If the emerging shape of the backstop is reflected in the final withdrawal agreement and – crucially – passed through the House of Commons, then the Government can claim a huge success.
The backstop – the insurance policy to avoid a hard Irish border if future EU-UK trade talks fail – will now see the entire UK enter into bare-bones customs union with the European Union, with additional measures on both customs and regulations for Northern Ireland.
Although the backstop’s primary intention was to avoid a hard border and protect the Belfast Agreement, it has now lassoed the UK into a much closer trading relationship, for the medium term at least, than most Brexiters wanted.
With the EU acceding to the UK request to enter into a temporary customs arrangement for Britain as a whole, and not just a Northern Ireland-specific measure, the final iteration of the backstop may protect crucial east-west trade between Ireland and Britain.

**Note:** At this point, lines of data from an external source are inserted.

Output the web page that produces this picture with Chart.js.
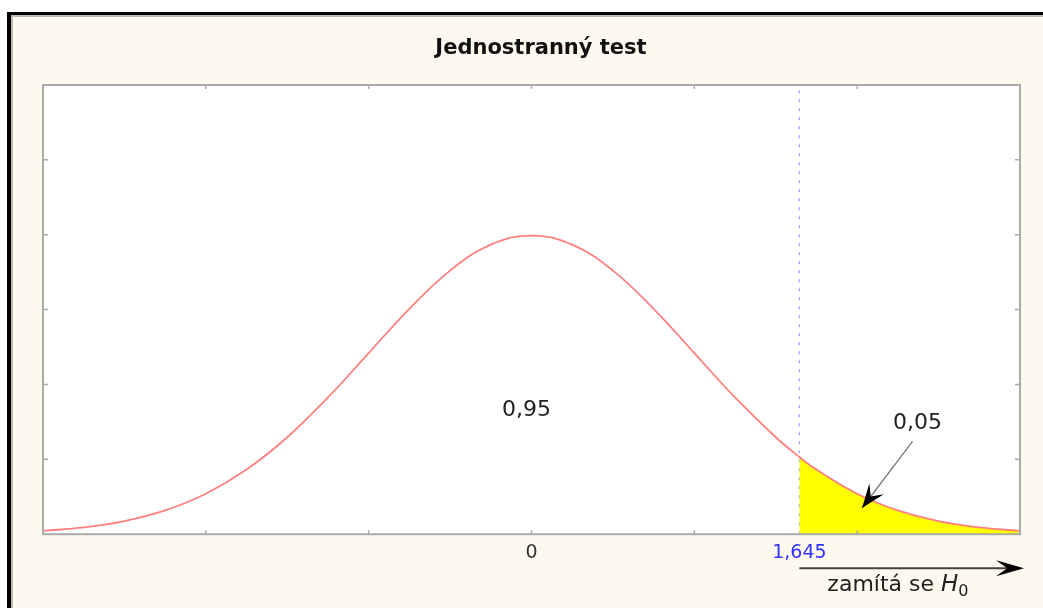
<!DOCTYPE html>
<html>
<head>
<meta charset="utf-8">
<script src="https://cdn.jsdelivr.net/npm/chart.js@4.4.1/dist/chart.umd.min.js"></script>
<style>
  html, body { margin: 0; padding: 0; background: #fff; }
  #frame {
    position: absolute; left: 7px; top: 12px; width: 1040px; height: 600px;
    border-left: 4px solid #000; border-top: 3px solid #000;
    background: #fdf9ee; box-shadow: inset 2px 2px 0 #bdbab0;
  }
  #c { position: absolute; left: 0; top: 0; }
</style>
</head>
<body>
<div id="frame"></div>
<canvas id="c" width="1043" height="608"></canvas>
<script>
// density curve
const xs = [-3, -2.75, -2.5, -2.25, -2, -1.75, -1.5, -1.25, -1, -0.75, -0.5, -0.25, 0,
            0.25, 0.5, 0.75, 1, 1.25, 1.5, 1.645, 1.75, 2, 2.25, 2.5, 2.75, 3];
const ys = [0.0044, 0.0091, 0.0175, 0.0317, 0.054, 0.0863, 0.1295, 0.1826, 0.242, 0.3011, 0.3521, 0.3867, 0.3989,
            0.3867, 0.3521, 0.3011, 0.242, 0.1826, 0.1295, 0.1031, 0.0863, 0.054, 0.0317, 0.0175, 0.0091, 0.0044];

// rejection region (yellow)
const tailX = [1.645, 1.75, 2, 2.25, 2.5, 2.75, 3];
const tailY = [0.1031, 0.0863, 0.054, 0.0317, 0.0175, 0.0091, 0.0044];

const critical = 1.645;
const xTickVals = [0, 1.645];
const xTickLabels = ['0', '1,645'];
const frameTicksX = [-2, -1, 0, 1, 2];
const frameTicksY = [0.1, 0.2, 0.3, 0.4, 0.5];

const titleText = 'Jednostranný test';
const areaLabels = [
  { text: '0,95', x: -0.03, y: 0.165 },
  { text: '0,05', x: 2.37, y: 0.148 }
];
const arrowFrom = { x: 2.34, y: 0.124 };
const arrowTo = { x: 2.03, y: 0.035 };

const FONT = '"DejaVu Sans", Verdana, sans-serif';
const toPts = (a, b) => a.map((v, i) => ({ x: v, y: b[i] }));

function arrowHead(ctx, x1, y1, x2, y2, len, wid) {
  const ang = Math.atan2(y2 - y1, x2 - x1);
  ctx.save();
  ctx.translate(x2, y2);
  ctx.rotate(ang);
  ctx.beginPath();
  ctx.moveTo(0, 0);
  ctx.lineTo(-len, -wid);
  ctx.lineTo(-len * 0.6, 0);
  ctx.lineTo(-len, wid);
  ctx.closePath();
  ctx.fill();
  ctx.restore();
}

const extras = {
  id: 'extras',
  beforeDraw(chart) {
    const { ctx, chartArea: a } = chart;
    ctx.save();
    ctx.fillStyle = '#fff';
    ctx.fillRect(a.left, a.top, a.right - a.left, a.bottom - a.top);
    // title
    ctx.fillStyle = '#111';
    ctx.font = 'bold 21px ' + FONT;
    ctx.textAlign = 'center';
    ctx.textBaseline = 'alphabetic';
    ctx.fillText(titleText, 541, 54);
    ctx.restore();
  },
  afterDraw(chart) {
    const { ctx, chartArea: a, scales: { x, y } } = chart;
    ctx.save();
    // frame + inward ticks
    ctx.strokeStyle = '#aaa';
    ctx.lineWidth = 2;
    ctx.strokeRect(a.left, a.top, a.right - a.left, a.bottom - a.top);
    ctx.lineWidth = 1.5;
    ctx.beginPath();
    frameTicksX.forEach(v => {
      const px = x.getPixelForValue(v);
      ctx.moveTo(px, a.bottom); ctx.lineTo(px, a.bottom - 4);
      ctx.moveTo(px, a.top); ctx.lineTo(px, a.top + 4);
    });
    frameTicksY.forEach(v => {
      const py = y.getPixelForValue(v);
      ctx.moveTo(a.left, py); ctx.lineTo(a.left + 5, py);
      ctx.moveTo(a.right, py); ctx.lineTo(a.right - 5, py);
    });
    ctx.stroke();

    // area labels
    ctx.fillStyle = '#222';
    ctx.font = '22px ' + FONT;
    ctx.textAlign = 'center';
    ctx.textBaseline = 'middle';
    areaLabels.forEach(l => ctx.fillText(l.text, x.getPixelForValue(l.x), y.getPixelForValue(l.y)));

    // arrow pointing at the tail
    const x1 = x.getPixelForValue(arrowFrom.x), y1 = y.getPixelForValue(arrowFrom.y);
    const x2 = x.getPixelForValue(arrowTo.x), y2 = y.getPixelForValue(arrowTo.y);
    ctx.strokeStyle = '#777';
    ctx.lineWidth = 1.3;
    ctx.beginPath(); ctx.moveTo(x1, y1); ctx.lineTo(x2, y2); ctx.stroke();
    ctx.fillStyle = '#000';
    arrowHead(ctx, x1, y1, x2, y2, 24, 9);

    // rejection arrow under the axis
    const cx = x.getPixelForValue(critical);
    const ay = a.bottom + 34;
    ctx.strokeStyle = '#444';
    ctx.lineWidth = 2;
    ctx.beginPath(); ctx.moveTo(cx, ay); ctx.lineTo(a.right, ay); ctx.stroke();
    arrowHead(ctx, cx, ay, a.right + 4, ay, 28, 8);

    ctx.fillStyle = '#222';
    ctx.textAlign = 'left';
    ctx.textBaseline = 'alphabetic';
    ctx.font = '22px ' + FONT;
    let tx = cx + 28;
    const ty = ay + 23;
    ctx.fillText('zamítá se ', tx, ty);
    tx += ctx.measureText('zamítá se ').width;
    ctx.font = 'italic 23px ' + FONT;
    ctx.fillText('H', tx, ty);
    tx += ctx.measureText('H').width;
    ctx.font = '16px ' + FONT;
    ctx.fillText('0', tx, ty + 5);
    ctx.restore();
  }
};

new Chart(document.getElementById('c'), {
  type: 'scatter',
  data: {
    datasets: [
      {
        data: [{ x: critical, y: 0 }, { x: critical, y: 0.6 }],
        showLine: true,
        borderColor: '#a8a8ff',
        borderWidth: 1.5,
        borderDash: [3, 6],
        pointRadius: 0,
        order: 3
      },
      {
        data: toPts(tailX, tailY),
        showLine: true,
        fill: 'origin',
        backgroundColor: '#ffff00',
        borderColor: 'rgba(0,0,0,0)',
        tension: 0.4,
        pointRadius: 0,
        order: 2
      },
      {
        data: toPts(xs, ys),
        showLine: true,
        borderColor: '#ff8080',
        borderWidth: 1.8,
        tension: 0.4,
        pointRadius: 0,
        order: 1
      }
    ]
  },
  options: {
    responsive: false,
    animation: false,
    layout: { padding: { left: 43, right: 23, top: 85, bottom: 37 } },
    plugins: {
      legend: { display: false },
      tooltip: { enabled: false },
      title: { display: false }
    },
    scales: {
      x: {
        type: 'linear',
        min: -3,
        max: 3,
        grid: { display: false, drawTicks: false },
        border: { display: false },
        afterBuildTicks: s => { s.ticks = xTickVals.map(v => ({ value: v })); },
        ticks: {
          padding: 7,
          autoSkip: false,
          maxRotation: 0,
          font: { family: FONT, size: 19 },
          color: c => (c.tick && c.tick.value === critical ? '#3333ff' : '#333'),
          callback: (v, i) => xTickLabels[i]
        }
      },
      y: {
        min: 0,
        max: 0.6,
        display: false
      }
    }
  },
  plugins: [extras]
});
</script>
</body>
</html>
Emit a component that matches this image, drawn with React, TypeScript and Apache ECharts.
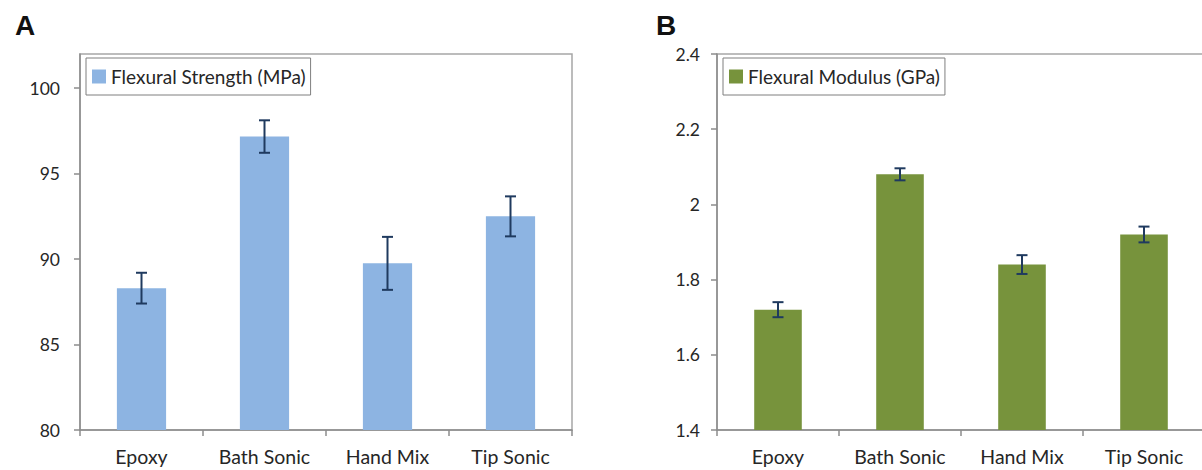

Brexit formally takes effect from next March, at which point the UK will enter into a transition phase which will see it remain in the European single market and customs union until the end of 2020.
The provisions of the backstop will then kick in if the EU and UK have not yet concluded a deal on a future trading relationship that will keep the Border open.
Agreeing a trade deal of that scope in such a short space of time is highly unlikely, leaving the UK with the option of extending the transition deal or activating the backstop.
And if the withdrawal agreement is passed by Theresa May’s cabinet and the House of Commons, not only will the backstop have kept the Border open and maintained frictionless east-west trade, for a while at least, it may also lay the ground for the future trading relationship.
The Irish Government has played its part in shaping the withdrawal agreement, through the backstop, into a document that is despised by large swathes of Westminster.
Dublin is treading a fine line between overreach and triumph, and only the British Cabinet and House of Commons can decide which outcome it is to be for Leo Varadkar.